◆ **JOB**: Go through the data below and copy it exactly, skipping every picture.
[Start of GIVEN DATA]
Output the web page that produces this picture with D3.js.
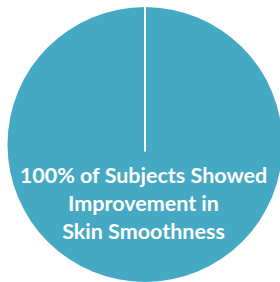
<!DOCTYPE html>
<html>
<head>
<meta charset="utf-8">
<script src="https://cdn.jsdelivr.net/npm/d3@7"></script>
<style>
  html, body { margin: 0; padding: 0; background: #fff; }
  svg { display: block; }
</style>
</head>
<body>
<div id="chart"></div>
<script>
// slice values (percent of subjects)
const categories = ["Improved", "Not improved"];
const values = [100, 0];
const labelLines = ["100% of Subjects Showed", "Improvement in", "Skin Smoothness"];

const width = 280, height = 282;
const cx = 145, cy = 144.5, radius = 137.5;

const svg = d3.select("#chart")
  .append("svg")
    .attr("width", width)
    .attr("height", height);

const g = svg.append("g")
    .attr("transform", `translate(${cx}, ${cy})`);

const pie = d3.pie().sort(null).value(d => d.value);
const arcs = pie(categories.map((c, i) => ({name: c, value: values[i]})));

const arc = d3.arc().innerRadius(0).outerRadius(radius);

g.selectAll("path.slice")
  .data(arcs)
  .enter()
  .append("path")
    .attr("class", "slice")
    .attr("d", arc)
    .attr("fill", "#45a9c3");

// white separator at each slice start
const r = d3.scaleLinear().domain([0, 1]).range([0, radius]);
g.selectAll("line.sep")
  .data(arcs.filter(d => d.value > 0))
  .enter()
  .append("line")
    .attr("class", "sep")
    .attr("x1", d => Math.sin(d.startAngle) * r(-0.05))
    .attr("y1", d => -Math.cos(d.startAngle) * r(-0.05))
    .attr("x2", d => Math.sin(d.startAngle) * r(1.01))
    .attr("y2", d => -Math.cos(d.startAngle) * r(1.01))
    .attr("stroke", "#fff")
    .attr("stroke-width", 2);

g.append("text")
    .attr("text-anchor", "middle")
    .attr("fill", "#fff")
    .attr("font-family", "Lato, 'Open Sans', sans-serif")
    .attr("font-weight", 700)
    .attr("font-size", 21.5)
  .selectAll("tspan")
  .data(labelLines)
  .enter()
  .append("tspan")
    .attr("x", -1.5)
    .attr("y", (d, i) => 38 + i * 28)
    .text(d => d);
</script>
</body>
</html>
[End of GIVEN DATA]
◆ **OUTPUT FOR THIS TASK**:
Output the web page that produces this picture with D3.js.
<!DOCTYPE html>
<html>
<head>
<meta charset="utf-8">
<script src="https://cdn.jsdelivr.net/npm/d3@7"></script>
<style>
  html, body { margin: 0; padding: 0; background: #fff; }
  svg { display: block; }
</style>
</head>
<body>
<div id="chart"></div>
<script>
// slice values (percent of subjects)
const categories = ["Improved", "Not improved"];
const values = [100, 0];
const labelLines = ["100% of Subjects Showed", "Improvement in", "Skin Smoothness"];

const width = 280, height = 282;
const cx = 145, cy = 144.5, radius = 137.5;

const svg = d3.select("#chart")
  .append("svg")
    .attr("width", width)
    .attr("height", height);

const g = svg.append("g")
    .attr("transform", `translate(${cx}, ${cy})`);

const pie = d3.pie().sort(null).value(d => d.value);
const arcs = pie(categories.map((c, i) => ({name: c, value: values[i]})));

const arc = d3.arc().innerRadius(0).outerRadius(radius);

g.selectAll("path.slice")
  .data(arcs)
  .enter()
  .append("path")
    .attr("class", "slice")
    .attr("d", arc)
    .attr("fill", "#45a9c3");

// white separator at each slice start
const r = d3.scaleLinear().domain([0, 1]).range([0, radius]);
g.selectAll("line.sep")
  .data(arcs.filter(d => d.value > 0))
  .enter()
  .append("line")
    .attr("class", "sep")
    .attr("x1", d => Math.sin(d.startAngle) * r(-0.05))
    .attr("y1", d => -Math.cos(d.startAngle) * r(-0.05))
    .attr("x2", d => Math.sin(d.startAngle) * r(1.01))
    .attr("y2", d => -Math.cos(d.startAngle) * r(1.01))
    .attr("stroke", "#fff")
    .attr("stroke-width", 2);

g.append("text")
    .attr("text-anchor", "middle")
    .attr("fill", "#fff")
    .attr("font-family", "Lato, 'Open Sans', sans-serif")
    .attr("font-weight", 700)
    .attr("font-size", 21.5)
  .selectAll("tspan")
  .data(labelLines)
  .enter()
  .append("tspan")
    .attr("x", -1.5)
    .attr("y", (d, i) => 38 + i * 28)
    .text(d => d);
</script>
</body>
</html>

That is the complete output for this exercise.